* [Collected data]

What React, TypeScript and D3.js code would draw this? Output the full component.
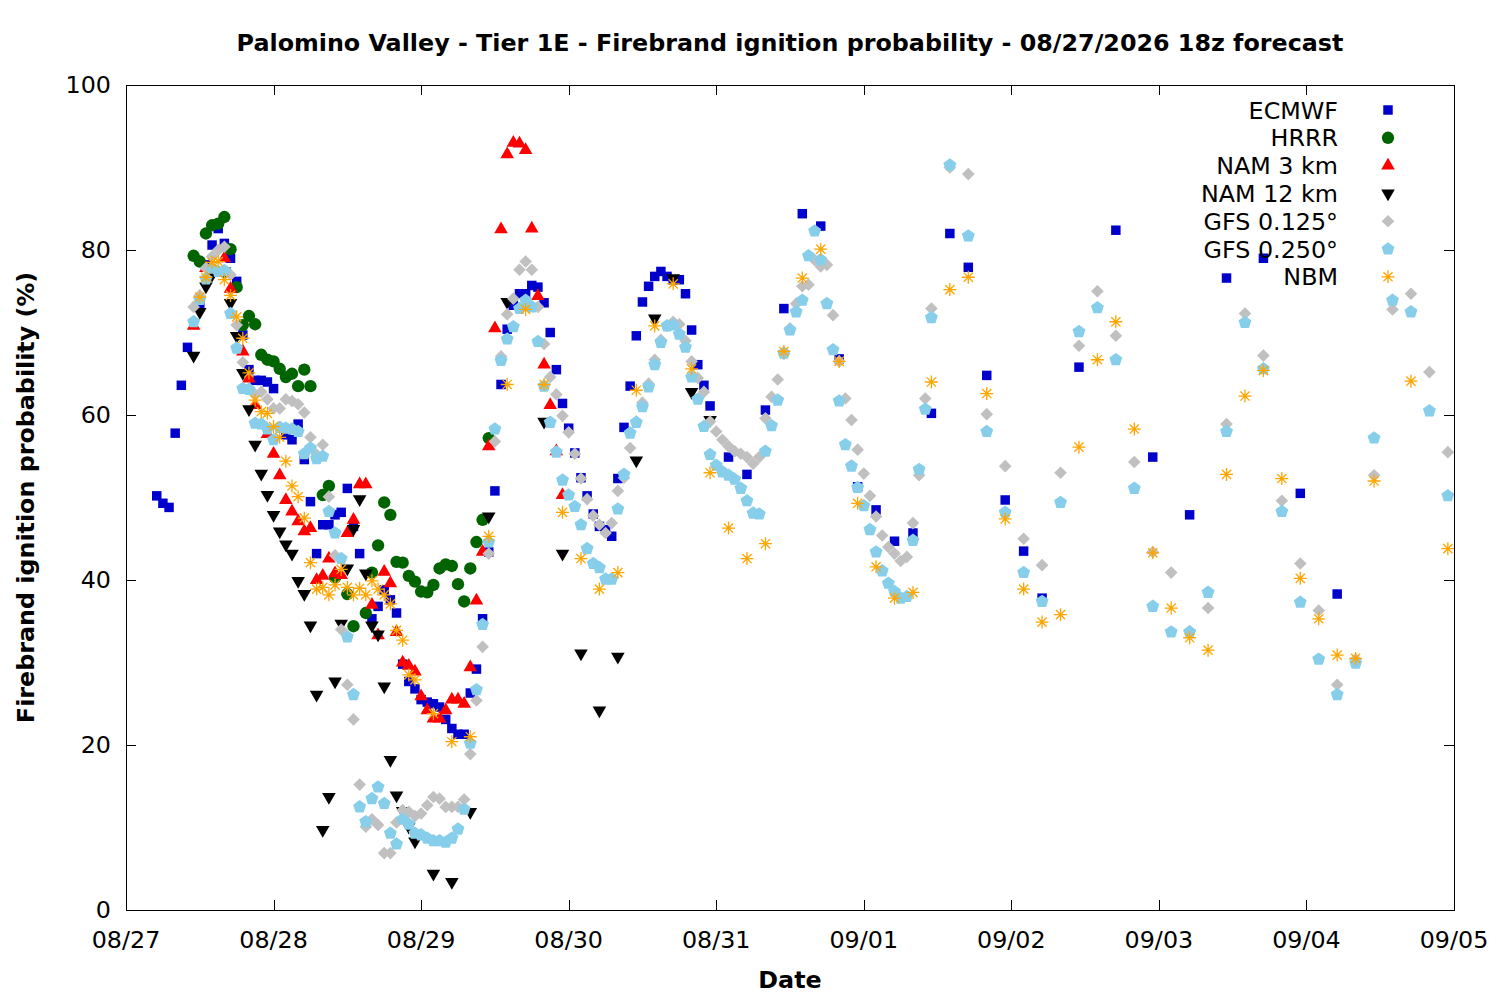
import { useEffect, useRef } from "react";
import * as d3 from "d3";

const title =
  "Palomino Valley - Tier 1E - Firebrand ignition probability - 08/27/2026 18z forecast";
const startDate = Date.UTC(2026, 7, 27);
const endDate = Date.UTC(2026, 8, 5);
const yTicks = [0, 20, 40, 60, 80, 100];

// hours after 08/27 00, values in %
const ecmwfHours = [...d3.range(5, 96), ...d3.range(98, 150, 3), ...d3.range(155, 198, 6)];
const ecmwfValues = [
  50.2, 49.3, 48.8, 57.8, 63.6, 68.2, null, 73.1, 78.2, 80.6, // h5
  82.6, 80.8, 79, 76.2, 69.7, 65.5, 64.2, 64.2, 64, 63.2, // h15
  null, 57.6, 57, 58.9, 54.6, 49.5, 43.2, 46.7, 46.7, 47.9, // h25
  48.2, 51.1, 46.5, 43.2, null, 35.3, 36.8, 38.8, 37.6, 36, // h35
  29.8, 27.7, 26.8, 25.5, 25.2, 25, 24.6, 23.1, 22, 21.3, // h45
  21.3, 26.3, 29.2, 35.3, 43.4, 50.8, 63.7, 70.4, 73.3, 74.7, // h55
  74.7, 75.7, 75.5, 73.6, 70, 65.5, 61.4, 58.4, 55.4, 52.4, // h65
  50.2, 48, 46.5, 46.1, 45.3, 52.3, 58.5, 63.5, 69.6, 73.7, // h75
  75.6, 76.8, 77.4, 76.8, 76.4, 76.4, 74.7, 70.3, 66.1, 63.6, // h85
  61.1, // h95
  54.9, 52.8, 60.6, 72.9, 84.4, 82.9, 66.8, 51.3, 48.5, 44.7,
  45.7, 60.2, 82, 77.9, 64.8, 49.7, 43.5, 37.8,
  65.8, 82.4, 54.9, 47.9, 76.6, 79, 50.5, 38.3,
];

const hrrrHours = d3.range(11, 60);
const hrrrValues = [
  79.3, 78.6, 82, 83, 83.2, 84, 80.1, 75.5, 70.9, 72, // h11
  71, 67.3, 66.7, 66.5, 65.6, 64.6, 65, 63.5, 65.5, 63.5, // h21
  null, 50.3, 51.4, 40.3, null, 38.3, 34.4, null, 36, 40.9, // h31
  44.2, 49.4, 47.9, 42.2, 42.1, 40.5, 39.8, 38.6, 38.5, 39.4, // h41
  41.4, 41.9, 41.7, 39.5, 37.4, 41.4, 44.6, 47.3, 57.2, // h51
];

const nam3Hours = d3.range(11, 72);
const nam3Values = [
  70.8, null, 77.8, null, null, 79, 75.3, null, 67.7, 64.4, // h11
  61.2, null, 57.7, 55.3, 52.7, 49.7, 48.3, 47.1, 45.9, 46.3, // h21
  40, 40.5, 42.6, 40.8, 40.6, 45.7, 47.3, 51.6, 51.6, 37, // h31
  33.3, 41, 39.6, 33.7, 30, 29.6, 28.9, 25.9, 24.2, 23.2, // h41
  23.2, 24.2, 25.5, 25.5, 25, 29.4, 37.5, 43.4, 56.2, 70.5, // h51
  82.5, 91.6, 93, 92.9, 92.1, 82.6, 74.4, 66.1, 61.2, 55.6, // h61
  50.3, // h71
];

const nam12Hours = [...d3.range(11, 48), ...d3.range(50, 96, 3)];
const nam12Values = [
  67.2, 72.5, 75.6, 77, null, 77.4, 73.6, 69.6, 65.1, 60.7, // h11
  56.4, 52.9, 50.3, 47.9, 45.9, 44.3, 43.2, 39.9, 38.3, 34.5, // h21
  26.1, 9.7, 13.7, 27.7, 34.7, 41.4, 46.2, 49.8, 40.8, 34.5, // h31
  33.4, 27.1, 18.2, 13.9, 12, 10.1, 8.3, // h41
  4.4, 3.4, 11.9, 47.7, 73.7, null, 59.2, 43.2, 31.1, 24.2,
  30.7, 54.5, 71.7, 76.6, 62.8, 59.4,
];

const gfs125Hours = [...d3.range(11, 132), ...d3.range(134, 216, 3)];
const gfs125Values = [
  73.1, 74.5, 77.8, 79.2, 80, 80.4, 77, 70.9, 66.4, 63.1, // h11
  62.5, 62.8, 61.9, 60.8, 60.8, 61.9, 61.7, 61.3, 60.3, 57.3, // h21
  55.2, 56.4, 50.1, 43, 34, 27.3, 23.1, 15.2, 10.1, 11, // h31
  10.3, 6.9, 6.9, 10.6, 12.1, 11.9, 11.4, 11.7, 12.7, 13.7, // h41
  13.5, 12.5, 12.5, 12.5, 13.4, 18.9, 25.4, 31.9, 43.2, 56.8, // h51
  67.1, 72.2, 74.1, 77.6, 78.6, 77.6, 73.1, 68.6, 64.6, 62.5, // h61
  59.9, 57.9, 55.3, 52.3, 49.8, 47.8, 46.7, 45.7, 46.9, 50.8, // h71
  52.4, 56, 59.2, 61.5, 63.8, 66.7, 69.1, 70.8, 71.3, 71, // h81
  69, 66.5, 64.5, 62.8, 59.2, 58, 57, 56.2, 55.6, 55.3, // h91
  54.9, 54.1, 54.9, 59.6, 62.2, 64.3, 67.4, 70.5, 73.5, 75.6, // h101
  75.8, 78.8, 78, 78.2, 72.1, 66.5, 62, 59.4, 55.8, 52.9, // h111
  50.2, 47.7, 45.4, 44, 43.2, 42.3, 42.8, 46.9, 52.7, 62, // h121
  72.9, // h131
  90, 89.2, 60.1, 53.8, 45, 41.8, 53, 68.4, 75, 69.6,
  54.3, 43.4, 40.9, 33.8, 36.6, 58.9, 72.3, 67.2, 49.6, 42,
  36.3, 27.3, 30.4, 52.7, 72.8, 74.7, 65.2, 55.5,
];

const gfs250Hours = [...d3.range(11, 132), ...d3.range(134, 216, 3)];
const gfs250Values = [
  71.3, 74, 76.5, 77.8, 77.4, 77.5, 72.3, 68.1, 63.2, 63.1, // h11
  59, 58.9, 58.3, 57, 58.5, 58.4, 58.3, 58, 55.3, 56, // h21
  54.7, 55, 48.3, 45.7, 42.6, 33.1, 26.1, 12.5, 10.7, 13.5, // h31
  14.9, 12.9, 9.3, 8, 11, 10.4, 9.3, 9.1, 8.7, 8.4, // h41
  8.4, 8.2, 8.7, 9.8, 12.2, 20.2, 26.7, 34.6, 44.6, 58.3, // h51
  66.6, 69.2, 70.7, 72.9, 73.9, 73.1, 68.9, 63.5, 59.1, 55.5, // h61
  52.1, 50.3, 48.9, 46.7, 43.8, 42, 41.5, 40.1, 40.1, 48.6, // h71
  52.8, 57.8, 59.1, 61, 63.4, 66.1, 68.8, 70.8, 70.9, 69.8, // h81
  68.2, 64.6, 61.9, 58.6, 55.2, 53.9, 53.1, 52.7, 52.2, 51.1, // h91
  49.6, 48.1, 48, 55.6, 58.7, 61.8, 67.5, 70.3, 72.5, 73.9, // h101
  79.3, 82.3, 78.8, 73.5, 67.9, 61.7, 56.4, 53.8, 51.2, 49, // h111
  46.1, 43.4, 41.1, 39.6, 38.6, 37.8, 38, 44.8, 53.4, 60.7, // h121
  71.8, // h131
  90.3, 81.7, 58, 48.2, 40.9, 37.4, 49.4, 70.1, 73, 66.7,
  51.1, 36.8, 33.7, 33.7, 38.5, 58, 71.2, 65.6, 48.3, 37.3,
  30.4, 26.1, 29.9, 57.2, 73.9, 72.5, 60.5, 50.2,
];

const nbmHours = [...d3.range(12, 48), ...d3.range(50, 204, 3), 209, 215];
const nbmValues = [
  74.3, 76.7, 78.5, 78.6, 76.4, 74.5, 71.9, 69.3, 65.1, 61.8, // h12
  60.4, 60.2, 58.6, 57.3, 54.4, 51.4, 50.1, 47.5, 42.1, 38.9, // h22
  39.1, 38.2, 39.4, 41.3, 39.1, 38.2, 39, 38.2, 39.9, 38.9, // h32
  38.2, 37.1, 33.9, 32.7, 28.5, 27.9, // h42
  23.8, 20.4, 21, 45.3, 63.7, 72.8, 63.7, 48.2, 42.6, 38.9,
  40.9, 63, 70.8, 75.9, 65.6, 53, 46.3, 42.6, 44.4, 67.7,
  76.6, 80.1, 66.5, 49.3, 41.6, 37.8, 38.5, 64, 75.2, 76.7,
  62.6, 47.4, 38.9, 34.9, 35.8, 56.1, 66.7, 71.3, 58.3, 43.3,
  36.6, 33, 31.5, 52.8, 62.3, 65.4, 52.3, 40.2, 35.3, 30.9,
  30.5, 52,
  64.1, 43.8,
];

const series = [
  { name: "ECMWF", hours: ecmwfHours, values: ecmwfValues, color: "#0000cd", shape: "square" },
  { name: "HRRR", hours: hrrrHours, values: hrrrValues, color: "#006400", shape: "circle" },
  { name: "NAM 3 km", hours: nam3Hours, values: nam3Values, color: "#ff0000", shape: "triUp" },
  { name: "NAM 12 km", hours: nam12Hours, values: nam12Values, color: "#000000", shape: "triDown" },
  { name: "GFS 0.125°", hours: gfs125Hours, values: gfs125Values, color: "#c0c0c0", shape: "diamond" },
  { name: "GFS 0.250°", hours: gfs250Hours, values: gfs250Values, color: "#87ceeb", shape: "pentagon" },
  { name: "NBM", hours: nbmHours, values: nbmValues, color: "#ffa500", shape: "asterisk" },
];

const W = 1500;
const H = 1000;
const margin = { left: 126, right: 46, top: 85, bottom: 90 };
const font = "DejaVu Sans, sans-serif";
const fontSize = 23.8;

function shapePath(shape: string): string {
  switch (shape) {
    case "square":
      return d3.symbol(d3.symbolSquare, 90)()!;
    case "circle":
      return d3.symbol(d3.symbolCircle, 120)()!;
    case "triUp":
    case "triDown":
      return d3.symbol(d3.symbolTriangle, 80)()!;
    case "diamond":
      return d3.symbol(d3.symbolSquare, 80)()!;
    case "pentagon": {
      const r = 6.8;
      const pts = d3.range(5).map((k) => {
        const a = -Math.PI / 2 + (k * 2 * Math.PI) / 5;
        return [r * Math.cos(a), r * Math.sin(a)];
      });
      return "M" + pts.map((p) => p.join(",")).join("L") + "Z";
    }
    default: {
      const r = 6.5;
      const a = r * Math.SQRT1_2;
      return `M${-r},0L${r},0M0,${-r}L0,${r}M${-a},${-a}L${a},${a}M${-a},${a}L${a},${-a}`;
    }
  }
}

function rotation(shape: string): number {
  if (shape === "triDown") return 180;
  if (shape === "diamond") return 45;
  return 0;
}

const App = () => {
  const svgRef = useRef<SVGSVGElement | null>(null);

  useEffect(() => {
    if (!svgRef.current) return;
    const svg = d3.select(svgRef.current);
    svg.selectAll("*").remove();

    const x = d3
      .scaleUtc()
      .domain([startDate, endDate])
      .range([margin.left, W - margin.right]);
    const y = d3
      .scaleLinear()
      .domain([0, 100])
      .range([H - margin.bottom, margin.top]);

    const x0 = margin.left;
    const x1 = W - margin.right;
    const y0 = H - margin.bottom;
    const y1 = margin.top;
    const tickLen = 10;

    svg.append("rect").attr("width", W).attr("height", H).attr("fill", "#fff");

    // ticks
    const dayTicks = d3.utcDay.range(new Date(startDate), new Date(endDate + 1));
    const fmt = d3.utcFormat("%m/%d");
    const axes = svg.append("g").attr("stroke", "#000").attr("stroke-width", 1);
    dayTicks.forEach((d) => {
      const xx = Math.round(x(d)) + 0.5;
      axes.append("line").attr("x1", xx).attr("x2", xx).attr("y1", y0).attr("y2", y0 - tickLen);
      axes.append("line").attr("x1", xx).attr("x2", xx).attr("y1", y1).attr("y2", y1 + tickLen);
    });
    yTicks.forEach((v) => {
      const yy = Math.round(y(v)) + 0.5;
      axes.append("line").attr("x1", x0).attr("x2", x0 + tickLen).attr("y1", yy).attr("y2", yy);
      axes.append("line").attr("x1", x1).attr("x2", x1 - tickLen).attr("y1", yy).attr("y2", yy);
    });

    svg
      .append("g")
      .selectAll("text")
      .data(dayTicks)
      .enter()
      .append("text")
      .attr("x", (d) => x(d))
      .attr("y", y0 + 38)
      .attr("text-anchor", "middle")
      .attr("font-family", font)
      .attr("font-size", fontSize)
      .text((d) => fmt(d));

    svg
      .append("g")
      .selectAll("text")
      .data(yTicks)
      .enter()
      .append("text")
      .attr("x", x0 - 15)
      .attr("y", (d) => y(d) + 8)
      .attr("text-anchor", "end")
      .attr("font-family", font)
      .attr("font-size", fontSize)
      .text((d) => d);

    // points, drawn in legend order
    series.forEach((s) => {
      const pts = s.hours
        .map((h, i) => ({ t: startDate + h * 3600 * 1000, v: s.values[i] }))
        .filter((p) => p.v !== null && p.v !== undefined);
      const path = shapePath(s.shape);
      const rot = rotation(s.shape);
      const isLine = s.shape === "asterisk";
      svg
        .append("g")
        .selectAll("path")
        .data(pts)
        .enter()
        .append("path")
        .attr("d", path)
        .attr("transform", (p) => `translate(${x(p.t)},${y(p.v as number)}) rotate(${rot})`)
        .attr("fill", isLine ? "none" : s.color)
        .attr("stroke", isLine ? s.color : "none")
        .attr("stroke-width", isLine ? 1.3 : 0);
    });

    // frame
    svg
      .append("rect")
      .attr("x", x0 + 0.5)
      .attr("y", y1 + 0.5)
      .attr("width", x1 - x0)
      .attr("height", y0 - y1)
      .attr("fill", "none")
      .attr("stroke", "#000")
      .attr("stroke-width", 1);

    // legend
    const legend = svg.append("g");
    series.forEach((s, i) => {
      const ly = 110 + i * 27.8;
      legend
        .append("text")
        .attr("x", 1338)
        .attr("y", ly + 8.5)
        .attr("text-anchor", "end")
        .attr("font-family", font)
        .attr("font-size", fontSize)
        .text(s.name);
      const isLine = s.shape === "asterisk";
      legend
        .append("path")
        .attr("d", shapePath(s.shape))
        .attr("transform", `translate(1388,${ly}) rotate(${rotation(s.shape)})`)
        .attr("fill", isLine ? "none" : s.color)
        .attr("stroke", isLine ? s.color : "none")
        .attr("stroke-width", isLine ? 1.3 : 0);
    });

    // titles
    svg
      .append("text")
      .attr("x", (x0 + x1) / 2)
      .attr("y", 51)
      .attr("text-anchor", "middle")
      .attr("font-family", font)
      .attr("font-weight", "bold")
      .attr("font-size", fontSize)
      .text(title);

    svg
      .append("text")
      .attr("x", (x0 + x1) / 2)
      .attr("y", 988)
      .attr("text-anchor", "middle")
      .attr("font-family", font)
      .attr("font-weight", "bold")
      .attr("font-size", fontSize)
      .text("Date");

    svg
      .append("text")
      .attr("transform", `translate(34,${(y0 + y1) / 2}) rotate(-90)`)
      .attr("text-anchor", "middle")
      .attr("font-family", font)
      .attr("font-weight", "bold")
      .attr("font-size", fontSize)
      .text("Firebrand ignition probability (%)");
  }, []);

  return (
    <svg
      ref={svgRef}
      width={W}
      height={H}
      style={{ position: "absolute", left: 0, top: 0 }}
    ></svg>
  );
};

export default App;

* [Objective]
Exactly restate the lines from the beginning of the data through the line with "const yTicks = [0, 20, 40, 60, 80, 100];", and no others, keeping pictures out.

* [Response to the task]
What React, TypeScript and D3.js code would draw this? Output the full component.
import { useEffect, useRef } from "react";
import * as d3 from "d3";

const title =
  "Palomino Valley - Tier 1E - Firebrand ignition probability - 08/27/2026 18z forecast";
const startDate = Date.UTC(2026, 7, 27);
const endDate = Date.UTC(2026, 8, 5);
const yTicks = [0, 20, 40, 60, 80, 100];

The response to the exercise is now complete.